• _MATERIAL_:
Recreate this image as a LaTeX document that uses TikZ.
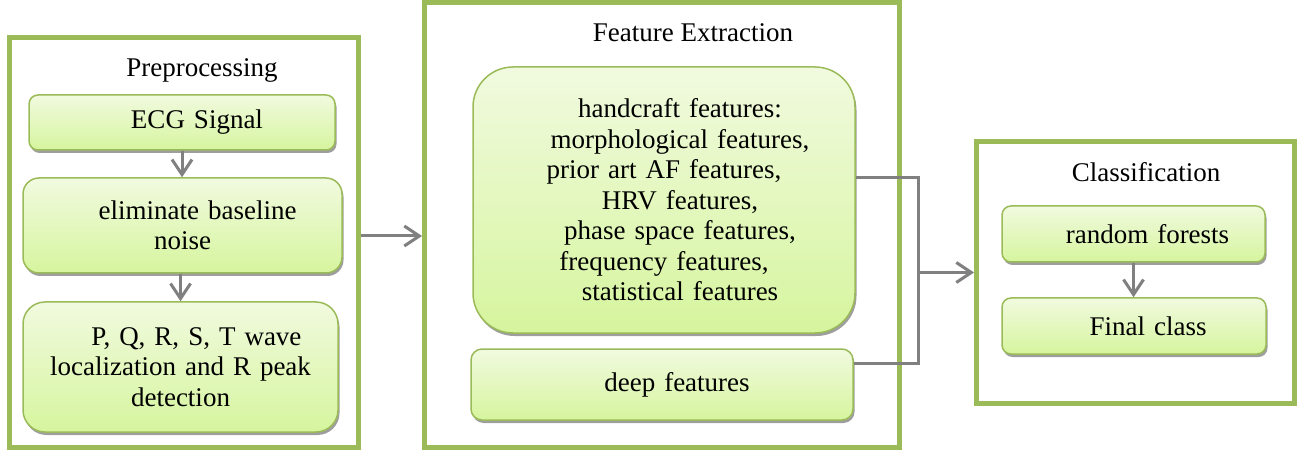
\documentclass[tikz,border=0pt]{standalone}
\usepackage{fontspec}
\setmainfont{Liberation Serif}
\usetikzlibrary{arrows.meta,shadows}
\definecolor{olivegreen}{HTML}{9BBB59}
\definecolor{boxtop}{HTML}{F1FADF}
\definecolor{boxbot}{HTML}{D6F59E}
\definecolor{conngray}{HTML}{808080}
\begin{document}
\begin{tikzpicture}[x=1pt,y=-1pt,
  every node/.style={font=\fontsize{27}{30.5}\selectfont},
  outerbox/.style={draw=olivegreen, line width=5pt, inner sep=0pt},
  innerbox/.style={draw=olivegreen, line width=1.5pt, top color=boxtop, bottom color=boxbot,
     drop shadow={shadow xshift=1.5pt, shadow yshift=-3pt, fill=black!38, opacity=1},
     align=center, inner sep=0pt},
  titletext/.style={anchor=base, inner sep=0pt},
  connline/.style={draw=conngray, line width=3pt},
  conn/.style={connline, -{Straight Barb[length=15pt,width=20pt]}}
]
\useasboundingbox (0,0) rectangle (1301,454);

% outer group boxes
\node[outerbox, minimum width=348.5pt, minimum height=409.5pt] (pre) at (183.75,242.25) {};
\node[outerbox, minimum width=474.5pt, minimum height=445pt] (fe) at (661.75,225) {};
\node[outerbox, minimum width=317.5pt, minimum height=262pt] (cls) at (1135.25,272.5) {};

% titles
\node[titletext] (pretitle) at (202,77) {Preprocessing};
\node[titletext] (fetitle) at (693,42) {Feature Extraction};
\node[titletext] (clstitle) at (1146,182) {Classification};

% preprocessing boxes
\node[innerbox, rounded corners=9pt, minimum width=306pt, minimum height=55pt, text width=296pt] (ecg) at (182,122.5)
  {\hspace*{30pt}\raisebox{-3pt}{ECG Signal}};
\node[innerbox, rounded corners=16pt, minimum width=319pt, minimum height=95pt, text width=309pt] (elim) at (182.5,225.5)
  {\hspace*{30pt}eliminate baseline\\noise};
\node[innerbox, rounded corners=22pt, minimum width=315pt, minimum height=130pt, text width=305pt] (pq) at (180.5,367)
  {\hspace*{32pt}P, Q, R, S, T wave\\localization and R peak\\detection};

% feature extraction boxes
\node[innerbox, rounded corners=40pt, minimum width=382pt, minimum height=266pt, text width=372pt] (hand) at (664,200)
  {\hspace*{32pt}handcraft features:\\
   \hspace*{32pt}morphological features,\\
   prior art AF features,\\
   \hspace*{32pt}HRV features,\\
   \hspace*{32pt}phase space features,\\
   frequency features,\\
   \hspace*{32pt}statistical features};
\node[innerbox, rounded corners=11pt, minimum width=382pt, minimum height=71pt, text width=372pt] (deep) at (662,384.5)
  {\hspace*{30pt}deep features};

% classification boxes
\node[innerbox, rounded corners=9pt, minimum width=263pt, minimum height=56pt, text width=253pt] (rf) at (1133.5,234)
  {\hspace*{28pt}random forests};
\node[innerbox, rounded corners=9pt, minimum width=264pt, minimum height=56pt, text width=254pt] (fc) at (1134,326)
  {\hspace*{28pt}Final class};

% connectors
\draw[conn] (ecg.south) -- (ecg.south |- elim.north);
\draw[conn] (pq.north |- elim.south) -- (pq.north);
\draw[conn] (rf.south) -- (rf.south |- fc.north);

\coordinate (pa) at (358,236);
\draw[conn] (pre.east |- pa) -- (fe.west |- pa);

\coordinate (j1) at (918,178);
\coordinate (j2) at (918,363);
\draw[connline] (hand.east |- j1) -- (j1) -- (j2) -- (deep.east |- j2);
\draw[conn] (j1 |- cls.west) -- (cls.west);
\end{tikzpicture}
\end{document}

• _SHORT EXERCISE_: Extract all the data above exactly, excluding every picture.

• _RESPONSE TO THE EXERCISE_:
Recreate this image as a LaTeX document that uses TikZ.
\documentclass[tikz,border=0pt]{standalone}
\usepackage{fontspec}
\setmainfont{Liberation Serif}
\usetikzlibrary{arrows.meta,shadows}
\definecolor{olivegreen}{HTML}{9BBB59}
\definecolor{boxtop}{HTML}{F1FADF}
\definecolor{boxbot}{HTML}{D6F59E}
\definecolor{conngray}{HTML}{808080}
\begin{document}
\begin{tikzpicture}[x=1pt,y=-1pt,
  every node/.style={font=\fontsize{27}{30.5}\selectfont},
  outerbox/.style={draw=olivegreen, line width=5pt, inner sep=0pt},
  innerbox/.style={draw=olivegreen, line width=1.5pt, top color=boxtop, bottom color=boxbot,
     drop shadow={shadow xshift=1.5pt, shadow yshift=-3pt, fill=black!38, opacity=1},
     align=center, inner sep=0pt},
  titletext/.style={anchor=base, inner sep=0pt},
  connline/.style={draw=conngray, line width=3pt},
  conn/.style={connline, -{Straight Barb[length=15pt,width=20pt]}}
]
\useasboundingbox (0,0) rectangle (1301,454);

% outer group boxes
\node[outerbox, minimum width=348.5pt, minimum height=409.5pt] (pre) at (183.75,242.25) {};
\node[outerbox, minimum width=474.5pt, minimum height=445pt] (fe) at (661.75,225) {};
\node[outerbox, minimum width=317.5pt, minimum height=262pt] (cls) at (1135.25,272.5) {};

% titles
\node[titletext] (pretitle) at (202,77) {Preprocessing};
\node[titletext] (fetitle) at (693,42) {Feature Extraction};
\node[titletext] (clstitle) at (1146,182) {Classification};

% preprocessing boxes
\node[innerbox, rounded corners=9pt, minimum width=306pt, minimum height=55pt, text width=296pt] (ecg) at (182,122.5)
  {\hspace*{30pt}\raisebox{-3pt}{ECG Signal}};
\node[innerbox, rounded corners=16pt, minimum width=319pt, minimum height=95pt, text width=309pt] (elim) at (182.5,225.5)
  {\hspace*{30pt}eliminate baseline\\noise};
\node[innerbox, rounded corners=22pt, minimum width=315pt, minimum height=130pt, text width=305pt] (pq) at (180.5,367)
  {\hspace*{32pt}P, Q, R, S, T wave\\localization and R peak\\detection};

% feature extraction boxes
\node[innerbox, rounded corners=40pt, minimum width=382pt, minimum height=266pt, text width=372pt] (hand) at (664,200)
  {\hspace*{32pt}handcraft features:\\
   \hspace*{32pt}morphological features,\\
   prior art AF features,\\
   \hspace*{32pt}HRV features,\\
   \hspace*{32pt}phase space features,\\
   frequency features,\\
   \hspace*{32pt}statistical features};
\node[innerbox, rounded corners=11pt, minimum width=382pt, minimum height=71pt, text width=372pt] (deep) at (662,384.5)
  {\hspace*{30pt}deep features};

% classification boxes
\node[innerbox, rounded corners=9pt, minimum width=263pt, minimum height=56pt, text width=253pt] (rf) at (1133.5,234)
  {\hspace*{28pt}random forests};
\node[innerbox, rounded corners=9pt, minimum width=264pt, minimum height=56pt, text width=254pt] (fc) at (1134,326)
  {\hspace*{28pt}Final class};

% connectors
\draw[conn] (ecg.south) -- (ecg.south |- elim.north);
\draw[conn] (pq.north |- elim.south) -- (pq.north);
\draw[conn] (rf.south) -- (rf.south |- fc.north);

\coordinate (pa) at (358,236);
\draw[conn] (pre.east |- pa) -- (fe.west |- pa);

\coordinate (j1) at (918,178);
\coordinate (j2) at (918,363);
\draw[connline] (hand.east |- j1) -- (j1) -- (j2) -- (deep.east |- j2);
\draw[conn] (j1 |- cls.west) -- (cls.west);
\end{tikzpicture}
\end{document}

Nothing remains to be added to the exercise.